疑いと失望の時期
出典: フリー百科事典『ウィキペディア(Wikipedia)』 (2020/07/25 22:54 UTC 版)
「フランシス・ポンジュ」の記事における「疑いと失望の時期」の解説
正式に兵役を解除されるのは1922年のことだが、1919年から1920年まではストラスブールの動員学生センターで過ごし、1919年にフランス社会党 (SFIO) に入党し、同年末には学業継続のための兵役猶予を受けて、パリに戻った。ストラスブールで出会ったガブリエル・オーディジオ(フランス語版)には、このパリでの時期は疑いと失望の時期であったと書き、フィリップ・ソレルスには後に「ブルジョワ社会の観点」を批判する方法を模索していたと語っている。
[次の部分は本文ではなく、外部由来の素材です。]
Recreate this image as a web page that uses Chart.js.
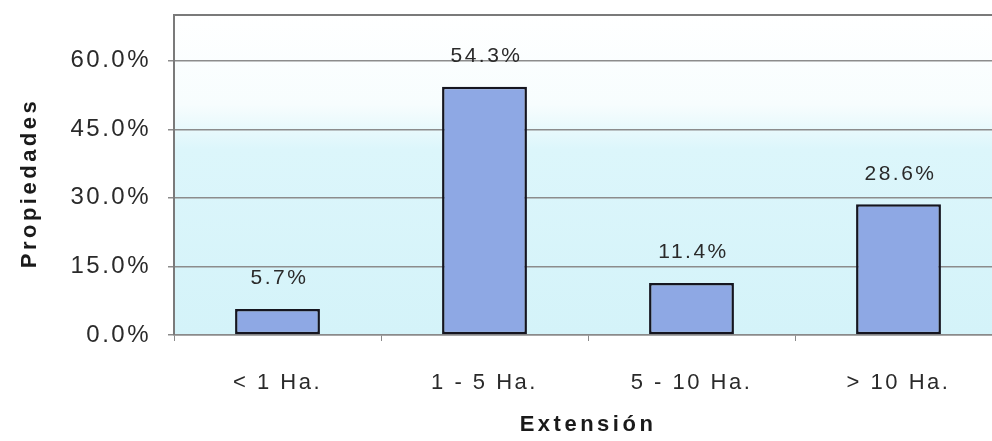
<!DOCTYPE html>
<html lang="es">
<head>
    <meta charset="UTF-8">
    <title>Propiedades por extensión</title>
    <style>
        body, html {
            margin: 0;
            padding: 0;
            width: 992px;
            height: 441px;
            overflow: hidden;
            background: #ffffff;
        }
        canvas {
            display: block;
        }
    </style>
    <script src="https://cdn.jsdelivr.net/npm/chart.js"></script>
</head>
<body>
    <canvas id="extChart" width="1002" height="441"></canvas>
    <script>
        const categories = ['< 1 Ha.', '1 - 5 Ha.', '5 - 10 Ha.', '> 10 Ha.'];
        const shares = [5.7, 54.3, 11.4, 28.6];
        const yTicks = [0, 15, 30, 45, 60];
        const xTitle = 'Extensión';
        const yTitle = 'Propiedades';

        const fontFamily = '"Liberation Sans", Arial, sans-serif';
        const textSpacing = '2.5px';

        // plot background (white fading into light cyan), grey frame, axis titles
        const plotDecor = {
            id: 'plotDecor',
            beforeDraw(chart) {
                const { ctx, chartArea: a } = chart;
                ctx.letterSpacing = textSpacing;
                const g = ctx.createLinearGradient(0, a.top, 0, a.bottom);
                g.addColorStop(0, '#ffffff');
                g.addColorStop(0.28, '#f7fdfe');
                g.addColorStop(0.42, '#dcf6fb');
                g.addColorStop(1, '#d4f3f9');
                ctx.save();
                ctx.fillStyle = g;
                ctx.fillRect(a.left, a.top, a.right - a.left, a.bottom - a.top);
                ctx.restore();
            },
            afterDraw(chart) {
                const { ctx, chartArea: a } = chart;
                ctx.save();
                ctx.strokeStyle = '#7a7a7a';
                ctx.lineWidth = 2;
                ctx.beginPath();
                ctx.moveTo(a.left, a.bottom);
                ctx.lineTo(a.left, a.top);
                ctx.lineTo(a.right, a.top);
                ctx.stroke();

                ctx.fillStyle = '#1a1a1a';
                ctx.font = 'bold 22px ' + fontFamily;
                ctx.letterSpacing = '3.5px';
                ctx.textAlign = 'center';
                ctx.textBaseline = 'middle';
                ctx.fillText(xTitle, (a.left + a.right) / 2, 425);
                ctx.translate(30, (a.top + a.bottom) / 2 + 8);
                ctx.rotate(-Math.PI / 2);
                ctx.fillText(yTitle, 0, 0);
                ctx.restore();
            }
        };

        // value labels above bars
        const barLabels = {
            id: 'barLabels',
            afterDatasetsDraw(chart) {
                const { ctx } = chart;
                const meta = chart.getDatasetMeta(0);
                ctx.save();
                ctx.font = '21px ' + fontFamily;
                ctx.fillStyle = '#2a2a2a';
                ctx.textAlign = 'center';
                ctx.textBaseline = 'bottom';
                meta.data.forEach((bar, i) => {
                    ctx.fillText(shares[i].toFixed(1) + '%', bar.x + 2, bar.y - 20);
                });
                ctx.restore();
            }
        };

        const ctx = document.getElementById('extChart').getContext('2d');
        ctx.letterSpacing = textSpacing;
        new Chart(ctx, {
            type: 'bar',
            data: {
                labels: categories,
                datasets: [{
                    data: shares,
                    backgroundColor: '#8ea8e4',
                    borderColor: '#15151f',
                    borderWidth: 2.5,
                    borderSkipped: false,
                    categoryPercentage: 0.41,
                    barPercentage: 1
                }]
            },
            options: {
                responsive: false,
                animation: false,
                events: [],
                layout: { padding: 0 },
                plugins: {
                    legend: { display: false },
                    tooltip: { enabled: false }
                },
                scales: {
                    x: {
                        offset: true,
                        border: { display: true, color: '#8a8a8a', width: 1.5 },
                        grid: {
                            offset: true,
                            drawOnChartArea: false,
                            drawTicks: true,
                            tickLength: 6,
                            color: '#8a8a8a'
                        },
                        ticks: {
                            color: '#2a2a2a',
                            padding: 29,
                            font: { family: fontFamily, size: 22 }
                        },
                        afterFit(scale) {
                            scale.height = 106;
                            scale.paddingLeft = 0;
                            scale.paddingRight = 0;
                        }
                    },
                    y: {
                        min: 0,
                        max: 70,
                        border: { display: false },
                        grid: {
                            color: '#8c8c8c',
                            lineWidth: 1.5,
                            drawTicks: true,
                            tickLength: 6
                        },
                        ticks: {
                            stepSize: 15,
                            color: '#2a2a2a',
                            padding: 17,
                            font: { family: fontFamily, size: 24 },
                            callback: (v) => v.toFixed(1) + '%'
                        },
                        afterBuildTicks(scale) {
                            scale.ticks = yTicks.map(v => ({ value: v }));
                        },
                        afterFit(scale) {
                            scale.width = 174;
                            scale.paddingTop = 15;
                            scale.paddingBottom = 0;
                        }
                    }
                }
            },
            plugins: [plotDecor, barLabels]
        });
    </script>
</body>
</html>
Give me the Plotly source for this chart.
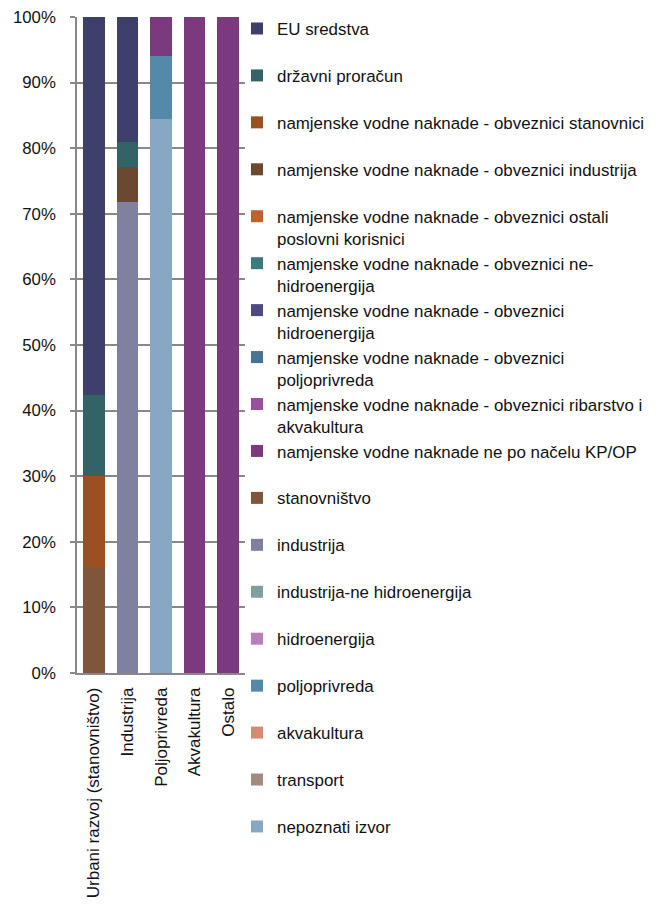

1922年にオーディジオ、および同じくストラスブールで出会ったジャン・イティエ(フランス語版)と文芸誌『ムトン・ブラン(白羊)』を創刊。1923年から『新フランス評論』誌や『ディスク・ヴェール』誌に「譬え話のスケッチ」、「形而上学的断章」、「風刺」などの社会風刺作品を発表し始めた(1926年刊行の処女作品集『12の小品』所収)。とりわけ、アンドレ・ジッドらが創刊し、1919年6月に新編集長ジャック・リヴィエールのもとで活動を再開した『新フランス評論』誌は、この時期、党派性を排除し、外国文学を積極的に紹介したことで国際的な影響力をもつことになった文芸誌である。 1923年に大きな転機が訪れた。父アルマンの死とジャン・ポーランとの出会いである。一方で、欧州では第一次大戦後に既存の価値、思想、観念が崩れ去り、こうした状況で、たとえば「失われた世代」の作家が生まれ、ダダイスムが生まれることになったが、他方で、ポンジュは個人的にも、戦争体験との関連において失語症に陥るほどの日常言語への不信感、使い古された言語、思想・観念・価値が染み込んだ言葉では何も表現できないという絶望感に捉えられていたところに、理解者でもあった父の死は、狂気に陥るのではないかという不安を抱くほどの精神的な危機を引き起こした。こうした時期に出会ったのが、戦前・戦後の30年にわたって『新フランス評論』誌の編集長を務め、フランス文壇を牽引したジャン・ポーランであり、この出会いがポンジュの文学への方向を明確に決定づけたのである。